L'assunzione del dirigente a
contratto non può essere fiduciaria perché c'è una selezione pubblica da
spingere fino all’individuazione dell’incaricato e perché l'articolo 19, comma
6, del d.lgs 165/2001 impone la motivazione, incompatibile con a qualsiasi
accento fiduciario o con l’intuitu personae.
Secondo alcuni, tuttavia,
pregiudicherebbe questa conclusione la circostanza che gli incaricati ai sensi
dell’articolo 110 el Tuel non siano stabilizzabili, visto che molta
giurisprudenza, anche contabile, ritiene che tale impossibilità di stabilizzazione
sia da agganciare proprio al carattere fiduciario dell’incarico.
Ma, tale argomentazione è
erronea e da scartare. I dirigenti (ma anche i funzionari) incaricati a
contratto non sono stabilizzabili non perché siano scelti per via fiduciaria
(il che non è), bensì perché manca il presupposto stesso della stabilizzazione:
l'abuso nell'utilizzo del tempo determinato.

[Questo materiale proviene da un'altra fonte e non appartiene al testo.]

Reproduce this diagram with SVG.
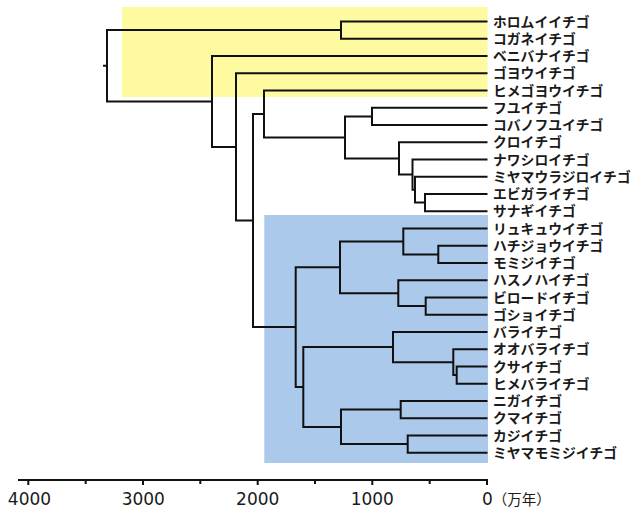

La stabilizzazione, infatti, è
giustificabile solo come rimedio ad un utilizzo improprio dei contratti di
lavoro flessibili da parte del datore di lavoro, cui consegua la “precarizzazione”
che con la stabilizzazione viene rimediata mediante un’assunzione a tempo
indeterminato.
Il presupposto di ogni stabilizzazione
è l’abuso della sottoscrizione col lavoratore di contratti a tempo determinato
per fare fronte a fabbisogni che, invece, sono manifestamente a tempo
indeterminato.
Tuttavia, nel caso degli incarichi
dirigenziali a contratto (ed anche nel caso degli incarichi nello staff degli
organi di governo ai sensi dell’articolo 90 del Tuel, per i quali elementi di
fiduciarietà, invece, sono molto più evidenti) non può mai esservi alcuna
precarizzazione, perché manca qualsiasi abuso delle correlate assunzioni a
tempo determinato: il comma 1 dell’articolo 110 del Tuel, infatti, considera
esattamente il tempo determinato come tipologia di contratto “tipica” per il
reclutamento dei dirigenti a contratto. Non può quindi essere un erroneo
utilizzo di contratti flessibili su fabbisogni stabili: il fabbisogno è
necessariamente a tempo determinato, perché a tempo determinato è la durata del
mandato elettorale alla quale la legge correla necessariamente l’incarico a contratto.
Pertanto, il personale assunto
con l’articolo 110 del Tuel è assolutamente conscio che si tratti di un
contratto flessibile, il cui impiego da parte del datore di lavoro non crea
alcuna precarizzazione; di conseguenza manca radicalmente ogni presupposto per
una successiva stabilizzazione, e questo non incide minimamente sull’assoluta
assenza di fiduciarietà connessa alle argomentazioni svolte sopra.